**Problem details:** Scan the data. Collect each line that contains the word "Python".

Code that draws figures
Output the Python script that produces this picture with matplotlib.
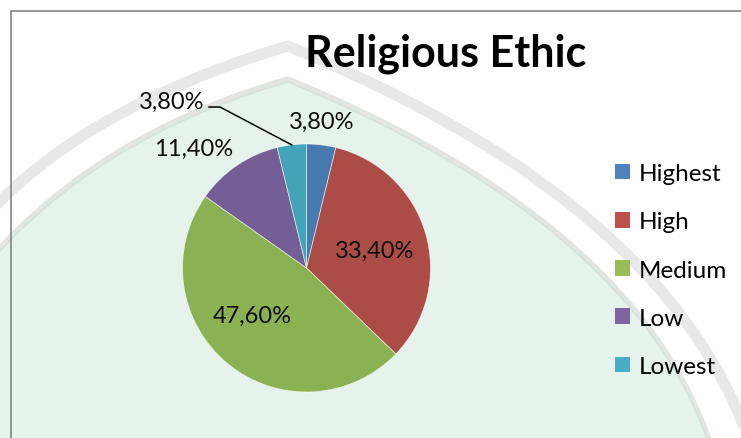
import numpy as np
import matplotlib
matplotlib.use("Agg")
import matplotlib.pyplot as plt
from matplotlib.patches import Patch, Polygon
from matplotlib.colors import to_rgb

# ---------------- data ----------------
categories = ["Highest", "High", "Medium", "Low", "Lowest"]
values = [3.8, 33.4, 47.6, 11.4, 3.8]
colors = ["#4f81bd", "#c0504d", "#9bbb59", "#8064a2", "#4bacc6"]
title = "Religious Ethic"

# ---------------- layout ----------------
W, H = 741, 439
plt.rcParams['font.family'] = ['Lato', 'DejaVu Sans']
fig = plt.figure(figsize=(W / 100, H / 100), dpi=100)
fig.patch.set_facecolor("white")

# background (watermark) axes in pixel coordinates
bg = fig.add_axes([0, 0, 1, 1])
bg.set_xlim(0, W)
bg.set_ylim(H, 0)
bg.axis("off")


def qbez(p0, p1, p2, n=120):
    t = np.linspace(0, 1, n)[:, None]
    p0, p1, p2 = map(np.asarray, (p0, p1, p2))
    return (1 - t) ** 2 * p0 + 2 * (1 - t) * t * p1 + t ** 2 * p2


tint = "#e5f3ec"
# inner (green) region
inner_left = qbez((288, 80), (101, 134), (-10, 260))
inner_right = qbez((288, 80), (640, 225), (712, 450))
inner = np.vstack([inner_left[::-1], inner_right[1:]])
poly = np.vstack([inner, [(712, 460), (-10, 460)]])
bg.add_patch(Polygon(poly, closed=True, facecolor=tint, edgecolor="none", zorder=1))
bg.plot(inner[:, 0], inner[:, 1], color="#e2e5e2", lw=4.0, solid_joinstyle="miter", zorder=2)
bg.plot(inner[:, 0], inner[:, 1] + 3, color="#d3e3d9", lw=1.0, zorder=2)
# outer grey band
outer_left = qbez((288, 47), (84, 108), (-15, 218))
outer_right = qbez((288, 47), (672, 205), (752, 450))
outer = np.vstack([outer_left[::-1], outer_right[1:]])
bg.plot(outer[:, 0], outer[:, 1], color="#e8e8e8", lw=8.0, solid_joinstyle="miter", zorder=2)

# chart border
bg.plot([11, 11, W + 5], [H + 5, 12, 12], color="#8c8c8c", lw=1.3, zorder=3)

# ---------------- pie ----------------
cx, cy, R = 306.5, 269.0, 124.0
ax = fig.add_axes([(cx - R) / W, (H - cy - R) / H, 2 * R / W, 2 * R / H])
ax.patch.set_visible(False)
tint_rgb = np.array(to_rgb(tint))
pie_colors = [tuple(np.array(to_rgb(c)) * tint_rgb) for c in colors]
wedges, _ = ax.pie(values, colors=pie_colors, startangle=90, counterclock=False,
                   radius=1.0, wedgeprops=dict(edgecolor=(1, 1, 1, 0.6), linewidth=0.6))
ax.set_xlim(-1, 1)
ax.set_ylim(-1, 1)


def to_data(px, py):
    return (px - cx) / R, (cy - py) / R


label_px = [(322, 129), (375, 258), (252.5, 323), (193.5, 156), (172, 109)]
for v, (px, py) in zip(values, label_px):
    x, y = to_data(px, py)
    ax.text(x, y, f"{v:.2f}%".replace(".", ","), ha="center", va="baseline",
            fontsize=17, color="#0d0d0d", clip_on=False)

# leader line for the last slice
w = wedges[-1]
mid = np.deg2rad((w.theta1 + w.theta2) / 2)
p1 = to_data(209, 108)
p2 = to_data(220, 108)
ax.plot([p1[0], p2[0], np.cos(mid)], [p1[1], p2[1], np.sin(mid)],
        color="black", lw=1.1, clip_on=False)

# ---------------- title ----------------
fig.text(445.5 / W, 1 - 66 / H, title, ha="center", va="baseline",
         fontsize=31, fontweight="bold", color="black")

# ---------------- legend ----------------
handles = [Patch(facecolor=c, edgecolor="none") for c in colors]
fig.legend(handles, categories, loc="center left",
           bbox_to_anchor=(615 / W, 1 - 271 / H), frameon=False,
           fontsize=17.5, handlelength=0.62, handleheight=0.62,
           handletextpad=0.36, labelspacing=1.12, borderpad=0, borderaxespad=0)

fig.savefig("out.png", dpi=100)
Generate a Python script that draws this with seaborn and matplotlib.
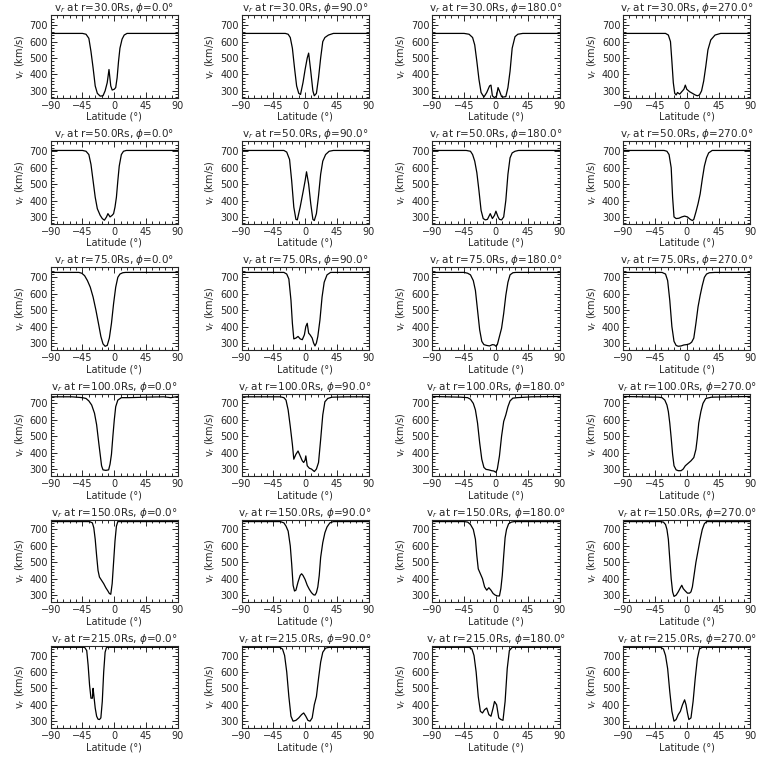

**The result:**
Output the Python script that produces this picture with matplotlib.
Generate a Python script that draws this with seaborn and matplotlib.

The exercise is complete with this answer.